====== Data block
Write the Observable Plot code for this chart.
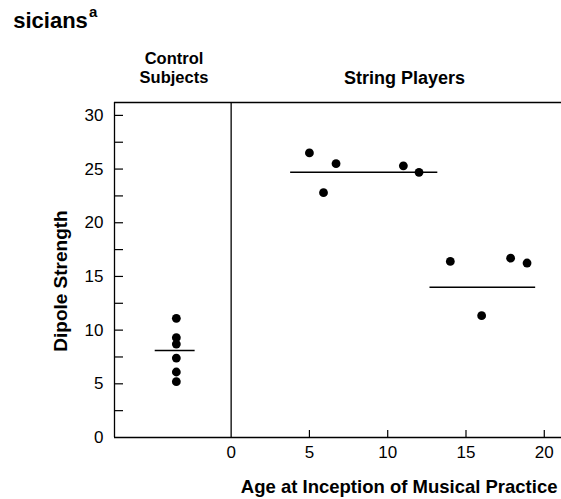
<!DOCTYPE html>
<html>
<head>
<meta charset="utf-8">
<script src="https://cdn.jsdelivr.net/npm/d3@7"></script>
<script src="https://cdn.jsdelivr.net/npm/@observablehq/plot@0.6"></script>
<style>
  html, body { margin: 0; padding: 0; background: #fff; }
  #chart svg { display: block; }
</style>
</head>
<body>
<div id="chart"></div>
<script>
// ---- data ----
const controlPosition = -3.5;
const controlValues = [11.1, 9.3, 8.7, 7.4, 6.1, 5.2];
const stringAges = [5.0, 5.9, 6.7, 11.0, 12.0, 14.0, 16.0, 17.85, 18.9];
const stringValues = [26.5, 22.8, 25.5, 25.3, 24.7, 16.4, 11.35, 16.7, 16.25];
const meanStart = [-4.85, 3.8, 12.7];
const meanEnd = [-2.3, 13.2, 19.45];
const meanValue = [8.1, 24.7, 14.0];
const xTickLabels = [0, 5, 10, 15, 20];
const yTickLabels = [0, 5, 10, 15, 20, 25, 30];
const yMinorTicks = [2.5, 5, 7.5, 10, 12.5, 15, 17.5, 20, 22.5, 25, 27.5, 30];
const xInnerTicks = [5, 10, 15, 20];
const xDomain = [-7.45, 21.1];
const yDomain = [0, 31.2];

const points = [
  ...controlValues.map(v => ({x: controlPosition, y: v})),
  ...stringAges.map((a, i) => ({x: a, y: stringValues[i]}))
];
const means = meanValue.map((v, i) => ({x1: meanStart[i], x2: meanEnd[i], y: v}));

const font = "'Liberation Sans', Arial, Helvetica, sans-serif";
const txt = {fill: "#000", lineAnchor: "middle", fontWeight: "bold"};

const chart = Plot.plot({
  width: 561,
  height: 499,
  marginTop: 102,
  marginBottom: 62,
  marginLeft: 114,
  marginRight: 0,
  style: {fontFamily: font, color: "#000", background: "#fff", overflow: "visible"},
  x: {domain: xDomain},
  y: {domain: yDomain},
  marks: [
    // frame lines
    Plot.ruleY([yDomain[0]], {stroke: "#000", strokeWidth: 1.3}),
    Plot.ruleY([yDomain[1]], {stroke: "#000", strokeWidth: 1.3}),
    Plot.ruleX([xDomain[0]], {stroke: "#000", strokeWidth: 1.3}),
    Plot.ruleX([0], {stroke: "#000", strokeWidth: 1.3}),
    // inward ticks
    Plot.tickY(yMinorTicks, {y: d => d, stroke: "#000", strokeWidth: 1.2, insetRight: 438}),
    Plot.tickX(xInnerTicks, {x: d => d, stroke: "#000", strokeWidth: 1.2, insetTop: 328}),
    // axes labels
    Plot.axisY({ticks: yTickLabels, tickSize: 0, tickPadding: 11, fontSize: 17, label: null, tickFormat: d => String(d)}),
    Plot.axisX({ticks: xTickLabels, tickSize: 0, tickPadding: 8, fontSize: 17, label: null, tickFormat: d => String(d)}),
    // mean lines
    Plot.ruleY(means, {x1: "x1", x2: "x2", y: "y", stroke: "#000", strokeWidth: 1.6}),
    // dots
    Plot.dot(points, {x: "x", y: "y", r: 4.4, fill: "#000", stroke: "none"}),
    // axis titles
    Plot.text(["Dipole Strength"], {...txt, frameAnchor: "left", textAnchor: "middle", dx: -54, dy: 11, rotate: -90, fontSize: 19}),
    Plot.text(["Age at Inception of Musical Practice"], {...txt, frameAnchor: "bottom-right", textAnchor: "end", dx: -4, dy: 50, fontSize: 18.5}),
    // group headers
    Plot.text(["Control"], {...txt, frameAnchor: "top", textAnchor: "middle", dx: -164, dy: -44, fontSize: 16.5}),
    Plot.text(["Subjects"], {...txt, frameAnchor: "top", textAnchor: "middle", dx: -164, dy: -25, fontSize: 16.5}),
    Plot.text(["String Players"], {...txt, frameAnchor: "top", textAnchor: "middle", dx: 66.5, dy: -24.5, fontSize: 18}),
    // title fragment
    Plot.text(["sicians"], {...txt, frameAnchor: "top-left", textAnchor: "start", dx: -101.3, dy: -82, fontSize: 22}),
    Plot.text(["a"], {...txt, frameAnchor: "top-left", textAnchor: "start", dx: -25.5, dy: -90, fontSize: 15})
  ]
});
document.getElementById("chart").appendChild(chart);
</script>
</body>
</html>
============
Task prompt: Scan the data for the word "chart" and copy every line where it shows up.

Solution to this exercise:
Write the Observable Plot code for this chart.
  #chart svg { display: block; }
<div id="chart"></div>
const chart = Plot.plot({
document.getElementById("chart").appendChild(chart);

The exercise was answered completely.